- [To do]
Copy the data that follows exactly. Include no pictures.

- [Supplied data]
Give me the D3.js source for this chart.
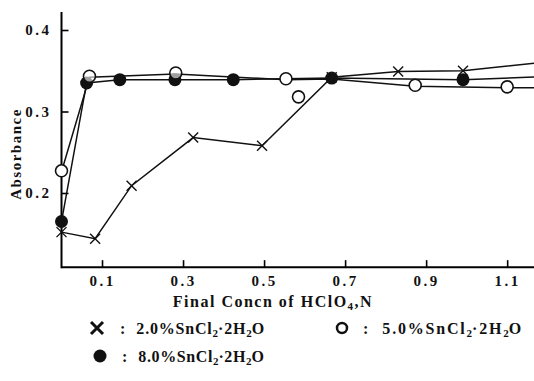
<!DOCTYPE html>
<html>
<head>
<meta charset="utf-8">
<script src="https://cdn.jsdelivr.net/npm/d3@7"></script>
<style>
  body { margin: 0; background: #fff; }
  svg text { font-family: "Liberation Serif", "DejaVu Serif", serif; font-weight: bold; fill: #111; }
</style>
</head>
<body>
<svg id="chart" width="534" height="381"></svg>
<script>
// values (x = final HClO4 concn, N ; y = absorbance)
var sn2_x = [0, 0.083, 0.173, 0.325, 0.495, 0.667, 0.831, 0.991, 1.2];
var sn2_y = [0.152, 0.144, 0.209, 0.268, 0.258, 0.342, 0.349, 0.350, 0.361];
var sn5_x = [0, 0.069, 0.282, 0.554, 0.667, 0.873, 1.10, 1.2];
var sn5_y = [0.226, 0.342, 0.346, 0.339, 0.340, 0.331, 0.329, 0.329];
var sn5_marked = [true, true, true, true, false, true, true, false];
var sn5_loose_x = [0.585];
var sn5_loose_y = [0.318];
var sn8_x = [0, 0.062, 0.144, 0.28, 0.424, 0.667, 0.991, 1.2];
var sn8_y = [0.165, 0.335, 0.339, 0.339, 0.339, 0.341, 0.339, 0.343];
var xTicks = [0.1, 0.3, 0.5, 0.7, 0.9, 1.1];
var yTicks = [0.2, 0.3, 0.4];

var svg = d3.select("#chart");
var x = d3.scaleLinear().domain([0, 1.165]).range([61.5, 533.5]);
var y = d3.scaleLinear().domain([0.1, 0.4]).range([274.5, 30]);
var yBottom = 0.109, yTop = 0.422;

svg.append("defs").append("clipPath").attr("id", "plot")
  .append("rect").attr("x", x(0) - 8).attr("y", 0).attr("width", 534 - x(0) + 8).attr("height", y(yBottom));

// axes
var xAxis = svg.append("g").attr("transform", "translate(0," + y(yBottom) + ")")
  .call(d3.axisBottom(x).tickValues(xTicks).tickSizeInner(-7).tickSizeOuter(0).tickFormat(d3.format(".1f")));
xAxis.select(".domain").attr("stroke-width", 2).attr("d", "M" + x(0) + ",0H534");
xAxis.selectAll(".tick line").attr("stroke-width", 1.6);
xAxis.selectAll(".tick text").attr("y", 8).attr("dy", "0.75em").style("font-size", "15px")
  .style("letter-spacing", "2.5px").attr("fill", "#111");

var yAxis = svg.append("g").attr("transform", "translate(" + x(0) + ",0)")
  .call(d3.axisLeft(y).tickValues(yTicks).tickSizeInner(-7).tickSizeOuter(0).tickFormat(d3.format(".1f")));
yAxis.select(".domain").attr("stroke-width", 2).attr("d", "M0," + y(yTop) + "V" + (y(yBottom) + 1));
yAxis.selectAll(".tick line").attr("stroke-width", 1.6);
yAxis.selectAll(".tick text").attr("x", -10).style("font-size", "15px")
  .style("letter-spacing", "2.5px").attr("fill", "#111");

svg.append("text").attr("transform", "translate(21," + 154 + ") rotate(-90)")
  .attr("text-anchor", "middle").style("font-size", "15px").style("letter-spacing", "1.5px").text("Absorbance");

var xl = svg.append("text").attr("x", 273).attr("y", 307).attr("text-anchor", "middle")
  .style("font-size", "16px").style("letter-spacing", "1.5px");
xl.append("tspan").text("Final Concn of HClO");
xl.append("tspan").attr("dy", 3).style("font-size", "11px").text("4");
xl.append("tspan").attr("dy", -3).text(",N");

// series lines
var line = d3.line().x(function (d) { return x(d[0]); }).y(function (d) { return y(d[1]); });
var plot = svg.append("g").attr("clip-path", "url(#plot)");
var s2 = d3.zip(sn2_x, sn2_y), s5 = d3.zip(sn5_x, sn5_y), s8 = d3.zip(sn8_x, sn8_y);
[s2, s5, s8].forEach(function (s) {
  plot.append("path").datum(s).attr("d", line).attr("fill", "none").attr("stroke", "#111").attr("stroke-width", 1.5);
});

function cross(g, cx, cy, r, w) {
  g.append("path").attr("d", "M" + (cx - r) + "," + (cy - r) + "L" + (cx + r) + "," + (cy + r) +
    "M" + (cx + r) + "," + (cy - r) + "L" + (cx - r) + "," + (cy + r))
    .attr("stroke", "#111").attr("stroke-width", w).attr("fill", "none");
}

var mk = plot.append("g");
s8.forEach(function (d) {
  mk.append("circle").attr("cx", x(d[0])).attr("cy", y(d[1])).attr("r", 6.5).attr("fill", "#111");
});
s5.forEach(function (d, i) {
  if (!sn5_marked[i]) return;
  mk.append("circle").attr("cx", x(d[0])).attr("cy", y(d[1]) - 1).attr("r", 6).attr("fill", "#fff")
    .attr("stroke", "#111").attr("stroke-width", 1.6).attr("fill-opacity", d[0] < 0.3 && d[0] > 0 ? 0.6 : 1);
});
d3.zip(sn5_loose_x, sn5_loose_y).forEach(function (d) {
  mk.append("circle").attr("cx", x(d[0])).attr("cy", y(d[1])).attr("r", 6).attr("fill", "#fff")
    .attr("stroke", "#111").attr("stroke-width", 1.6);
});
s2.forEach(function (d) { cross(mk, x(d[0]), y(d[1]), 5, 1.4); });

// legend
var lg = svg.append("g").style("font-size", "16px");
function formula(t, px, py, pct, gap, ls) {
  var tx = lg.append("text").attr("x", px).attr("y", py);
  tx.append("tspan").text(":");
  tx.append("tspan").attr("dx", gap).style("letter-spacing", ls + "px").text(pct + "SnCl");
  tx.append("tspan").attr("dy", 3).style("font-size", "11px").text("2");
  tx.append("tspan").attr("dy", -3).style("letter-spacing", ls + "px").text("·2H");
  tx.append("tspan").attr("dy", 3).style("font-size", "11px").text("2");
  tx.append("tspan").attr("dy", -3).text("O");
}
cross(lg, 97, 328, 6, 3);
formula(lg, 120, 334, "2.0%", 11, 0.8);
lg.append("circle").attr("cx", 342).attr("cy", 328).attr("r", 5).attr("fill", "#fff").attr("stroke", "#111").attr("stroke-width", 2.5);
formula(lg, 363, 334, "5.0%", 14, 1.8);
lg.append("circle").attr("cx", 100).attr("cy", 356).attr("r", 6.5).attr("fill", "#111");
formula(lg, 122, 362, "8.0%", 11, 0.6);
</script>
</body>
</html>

- [Answer to the problem]
Give me the D3.js source for this chart.
<!DOCTYPE html>
<html>
<head>
<meta charset="utf-8">
<script src="https://cdn.jsdelivr.net/npm/d3@7"></script>
<style>
  body { margin: 0; background: #fff; }
  svg text { font-family: "Liberation Serif", "DejaVu Serif", serif; font-weight: bold; fill: #111; }
</style>
</head>
<body>
<svg id="chart" width="534" height="381"></svg>
<script>
// values (x = final HClO4 concn, N ; y = absorbance)
var sn2_x = [0, 0.083, 0.173, 0.325, 0.495, 0.667, 0.831, 0.991, 1.2];
var sn2_y = [0.152, 0.144, 0.209, 0.268, 0.258, 0.342, 0.349, 0.350, 0.361];
var sn5_x = [0, 0.069, 0.282, 0.554, 0.667, 0.873, 1.10, 1.2];
var sn5_y = [0.226, 0.342, 0.346, 0.339, 0.340, 0.331, 0.329, 0.329];
var sn5_marked = [true, true, true, true, false, true, true, false];
var sn5_loose_x = [0.585];
var sn5_loose_y = [0.318];
var sn8_x = [0, 0.062, 0.144, 0.28, 0.424, 0.667, 0.991, 1.2];
var sn8_y = [0.165, 0.335, 0.339, 0.339, 0.339, 0.341, 0.339, 0.343];
var xTicks = [0.1, 0.3, 0.5, 0.7, 0.9, 1.1];
var yTicks = [0.2, 0.3, 0.4];

var svg = d3.select("#chart");
var x = d3.scaleLinear().domain([0, 1.165]).range([61.5, 533.5]);
var y = d3.scaleLinear().domain([0.1, 0.4]).range([274.5, 30]);
var yBottom = 0.109, yTop = 0.422;

svg.append("defs").append("clipPath").attr("id", "plot")
  .append("rect").attr("x", x(0) - 8).attr("y", 0).attr("width", 534 - x(0) + 8).attr("height", y(yBottom));

// axes
var xAxis = svg.append("g").attr("transform", "translate(0," + y(yBottom) + ")")
  .call(d3.axisBottom(x).tickValues(xTicks).tickSizeInner(-7).tickSizeOuter(0).tickFormat(d3.format(".1f")));
xAxis.select(".domain").attr("stroke-width", 2).attr("d", "M" + x(0) + ",0H534");
xAxis.selectAll(".tick line").attr("stroke-width", 1.6);
xAxis.selectAll(".tick text").attr("y", 8).attr("dy", "0.75em").style("font-size", "15px")
  .style("letter-spacing", "2.5px").attr("fill", "#111");

var yAxis = svg.append("g").attr("transform", "translate(" + x(0) + ",0)")
  .call(d3.axisLeft(y).tickValues(yTicks).tickSizeInner(-7).tickSizeOuter(0).tickFormat(d3.format(".1f")));
yAxis.select(".domain").attr("stroke-width", 2).attr("d", "M0," + y(yTop) + "V" + (y(yBottom) + 1));
yAxis.selectAll(".tick line").attr("stroke-width", 1.6);
yAxis.selectAll(".tick text").attr("x", -10).style("font-size", "15px")
  .style("letter-spacing", "2.5px").attr("fill", "#111");

svg.append("text").attr("transform", "translate(21," + 154 + ") rotate(-90)")
  .attr("text-anchor", "middle").style("font-size", "15px").style("letter-spacing", "1.5px").text("Absorbance");

var xl = svg.append("text").attr("x", 273).attr("y", 307).attr("text-anchor", "middle")
  .style("font-size", "16px").style("letter-spacing", "1.5px");
xl.append("tspan").text("Final Concn of HClO");
xl.append("tspan").attr("dy", 3).style("font-size", "11px").text("4");
xl.append("tspan").attr("dy", -3).text(",N");

// series lines
var line = d3.line().x(function (d) { return x(d[0]); }).y(function (d) { return y(d[1]); });
var plot = svg.append("g").attr("clip-path", "url(#plot)");
var s2 = d3.zip(sn2_x, sn2_y), s5 = d3.zip(sn5_x, sn5_y), s8 = d3.zip(sn8_x, sn8_y);
[s2, s5, s8].forEach(function (s) {
  plot.append("path").datum(s).attr("d", line).attr("fill", "none").attr("stroke", "#111").attr("stroke-width", 1.5);
});

function cross(g, cx, cy, r, w) {
  g.append("path").attr("d", "M" + (cx - r) + "," + (cy - r) + "L" + (cx + r) + "," + (cy + r) +
    "M" + (cx + r) + "," + (cy - r) + "L" + (cx - r) + "," + (cy + r))
    .attr("stroke", "#111").attr("stroke-width", w).attr("fill", "none");
}

var mk = plot.append("g");
s8.forEach(function (d) {
  mk.append("circle").attr("cx", x(d[0])).attr("cy", y(d[1])).attr("r", 6.5).attr("fill", "#111");
});
s5.forEach(function (d, i) {
  if (!sn5_marked[i]) return;
  mk.append("circle").attr("cx", x(d[0])).attr("cy", y(d[1]) - 1).attr("r", 6).attr("fill", "#fff")
    .attr("stroke", "#111").attr("stroke-width", 1.6).attr("fill-opacity", d[0] < 0.3 && d[0] > 0 ? 0.6 : 1);
});
d3.zip(sn5_loose_x, sn5_loose_y).forEach(function (d) {
  mk.append("circle").attr("cx", x(d[0])).attr("cy", y(d[1])).attr("r", 6).attr("fill", "#fff")
    .attr("stroke", "#111").attr("stroke-width", 1.6);
});
s2.forEach(function (d) { cross(mk, x(d[0]), y(d[1]), 5, 1.4); });

// legend
var lg = svg.append("g").style("font-size", "16px");
function formula(t, px, py, pct, gap, ls) {
  var tx = lg.append("text").attr("x", px).attr("y", py);
  tx.append("tspan").text(":");
  tx.append("tspan").attr("dx", gap).style("letter-spacing", ls + "px").text(pct + "SnCl");
  tx.append("tspan").attr("dy", 3).style("font-size", "11px").text("2");
  tx.append("tspan").attr("dy", -3).style("letter-spacing", ls + "px").text("·2H");
  tx.append("tspan").attr("dy", 3).style("font-size", "11px").text("2");
  tx.append("tspan").attr("dy", -3).text("O");
}
cross(lg, 97, 328, 6, 3);
formula(lg, 120, 334, "2.0%", 11, 0.8);
lg.append("circle").attr("cx", 342).attr("cy", 328).attr("r", 5).attr("fill", "#fff").attr("stroke", "#111").attr("stroke-width", 2.5);
formula(lg, 363, 334, "5.0%", 14, 1.8);
lg.append("circle").attr("cx", 100).attr("cy", 356).attr("r", 6.5).attr("fill", "#111");
formula(lg, 122, 362, "8.0%", 11, 0.6);
</script>
</body>
</html>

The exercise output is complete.